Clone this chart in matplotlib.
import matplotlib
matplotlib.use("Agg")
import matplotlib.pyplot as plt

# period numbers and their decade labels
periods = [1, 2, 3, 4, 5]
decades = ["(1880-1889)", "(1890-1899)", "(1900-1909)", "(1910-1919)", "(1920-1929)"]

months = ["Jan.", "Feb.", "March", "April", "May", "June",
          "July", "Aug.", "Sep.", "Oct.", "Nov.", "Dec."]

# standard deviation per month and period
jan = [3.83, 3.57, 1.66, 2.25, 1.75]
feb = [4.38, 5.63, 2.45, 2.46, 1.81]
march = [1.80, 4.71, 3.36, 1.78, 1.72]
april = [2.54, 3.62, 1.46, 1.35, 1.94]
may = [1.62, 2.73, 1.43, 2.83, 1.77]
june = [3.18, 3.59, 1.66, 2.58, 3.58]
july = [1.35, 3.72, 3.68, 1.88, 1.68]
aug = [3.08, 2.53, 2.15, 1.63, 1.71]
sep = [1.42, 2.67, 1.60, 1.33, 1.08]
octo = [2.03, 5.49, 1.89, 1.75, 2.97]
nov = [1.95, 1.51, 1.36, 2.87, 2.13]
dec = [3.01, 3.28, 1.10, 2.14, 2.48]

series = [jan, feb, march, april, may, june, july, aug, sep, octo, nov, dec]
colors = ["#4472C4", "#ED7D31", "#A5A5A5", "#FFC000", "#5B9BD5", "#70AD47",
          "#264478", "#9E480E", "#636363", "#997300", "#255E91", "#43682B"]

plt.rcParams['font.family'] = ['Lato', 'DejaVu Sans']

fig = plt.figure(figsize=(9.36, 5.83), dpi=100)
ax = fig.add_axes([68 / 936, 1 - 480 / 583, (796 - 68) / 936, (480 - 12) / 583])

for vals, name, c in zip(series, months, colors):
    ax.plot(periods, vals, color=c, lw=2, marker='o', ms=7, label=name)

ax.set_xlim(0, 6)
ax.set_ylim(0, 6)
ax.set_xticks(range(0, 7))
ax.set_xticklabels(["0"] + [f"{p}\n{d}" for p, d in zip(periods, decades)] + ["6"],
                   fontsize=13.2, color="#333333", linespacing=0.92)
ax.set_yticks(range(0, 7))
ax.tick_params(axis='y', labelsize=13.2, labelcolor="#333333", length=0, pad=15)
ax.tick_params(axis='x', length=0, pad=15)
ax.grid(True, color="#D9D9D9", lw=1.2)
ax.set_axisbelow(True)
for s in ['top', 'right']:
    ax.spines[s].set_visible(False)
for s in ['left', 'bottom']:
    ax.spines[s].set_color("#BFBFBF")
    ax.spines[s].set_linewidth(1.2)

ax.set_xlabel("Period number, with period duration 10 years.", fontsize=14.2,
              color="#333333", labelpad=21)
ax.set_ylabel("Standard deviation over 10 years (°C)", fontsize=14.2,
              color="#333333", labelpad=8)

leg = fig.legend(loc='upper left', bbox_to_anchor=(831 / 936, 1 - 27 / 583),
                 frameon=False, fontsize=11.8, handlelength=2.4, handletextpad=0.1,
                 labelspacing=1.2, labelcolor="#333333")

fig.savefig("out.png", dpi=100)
◇ ◇ ◇ ◇ ◇ ◇ ◇
Reproduce the material precisely, including every line.

▶ [Task answer]
Clone this chart in matplotlib.
import matplotlib
matplotlib.use("Agg")
import matplotlib.pyplot as plt

# period numbers and their decade labels
periods = [1, 2, 3, 4, 5]
decades = ["(1880-1889)", "(1890-1899)", "(1900-1909)", "(1910-1919)", "(1920-1929)"]

months = ["Jan.", "Feb.", "March", "April", "May", "June",
          "July", "Aug.", "Sep.", "Oct.", "Nov.", "Dec."]

# standard deviation per month and period
jan = [3.83, 3.57, 1.66, 2.25, 1.75]
feb = [4.38, 5.63, 2.45, 2.46, 1.81]
march = [1.80, 4.71, 3.36, 1.78, 1.72]
april = [2.54, 3.62, 1.46, 1.35, 1.94]
may = [1.62, 2.73, 1.43, 2.83, 1.77]
june = [3.18, 3.59, 1.66, 2.58, 3.58]
july = [1.35, 3.72, 3.68, 1.88, 1.68]
aug = [3.08, 2.53, 2.15, 1.63, 1.71]
sep = [1.42, 2.67, 1.60, 1.33, 1.08]
octo = [2.03, 5.49, 1.89, 1.75, 2.97]
nov = [1.95, 1.51, 1.36, 2.87, 2.13]
dec = [3.01, 3.28, 1.10, 2.14, 2.48]

series = [jan, feb, march, april, may, june, july, aug, sep, octo, nov, dec]
colors = ["#4472C4", "#ED7D31", "#A5A5A5", "#FFC000", "#5B9BD5", "#70AD47",
          "#264478", "#9E480E", "#636363", "#997300", "#255E91", "#43682B"]

plt.rcParams['font.family'] = ['Lato', 'DejaVu Sans']

fig = plt.figure(figsize=(9.36, 5.83), dpi=100)
ax = fig.add_axes([68 / 936, 1 - 480 / 583, (796 - 68) / 936, (480 - 12) / 583])

for vals, name, c in zip(series, months, colors):
    ax.plot(periods, vals, color=c, lw=2, marker='o', ms=7, label=name)

ax.set_xlim(0, 6)
ax.set_ylim(0, 6)
ax.set_xticks(range(0, 7))
ax.set_xticklabels(["0"] + [f"{p}\n{d}" for p, d in zip(periods, decades)] + ["6"],
                   fontsize=13.2, color="#333333", linespacing=0.92)
ax.set_yticks(range(0, 7))
ax.tick_params(axis='y', labelsize=13.2, labelcolor="#333333", length=0, pad=15)
ax.tick_params(axis='x', length=0, pad=15)
ax.grid(True, color="#D9D9D9", lw=1.2)
ax.set_axisbelow(True)
for s in ['top', 'right']:
    ax.spines[s].set_visible(False)
for s in ['left', 'bottom']:
    ax.spines[s].set_color("#BFBFBF")
    ax.spines[s].set_linewidth(1.2)

ax.set_xlabel("Period number, with period duration 10 years.", fontsize=14.2,
              color="#333333", labelpad=21)
ax.set_ylabel("Standard deviation over 10 years (°C)", fontsize=14.2,
              color="#333333", labelpad=8)

leg = fig.legend(loc='upper left', bbox_to_anchor=(831 / 936, 1 - 27 / 583),
                 frameon=False, fontsize=11.8, handlelength=2.4, handletextpad=0.1,
                 labelspacing=1.2, labelcolor="#333333")

fig.savefig("out.png", dpi=100)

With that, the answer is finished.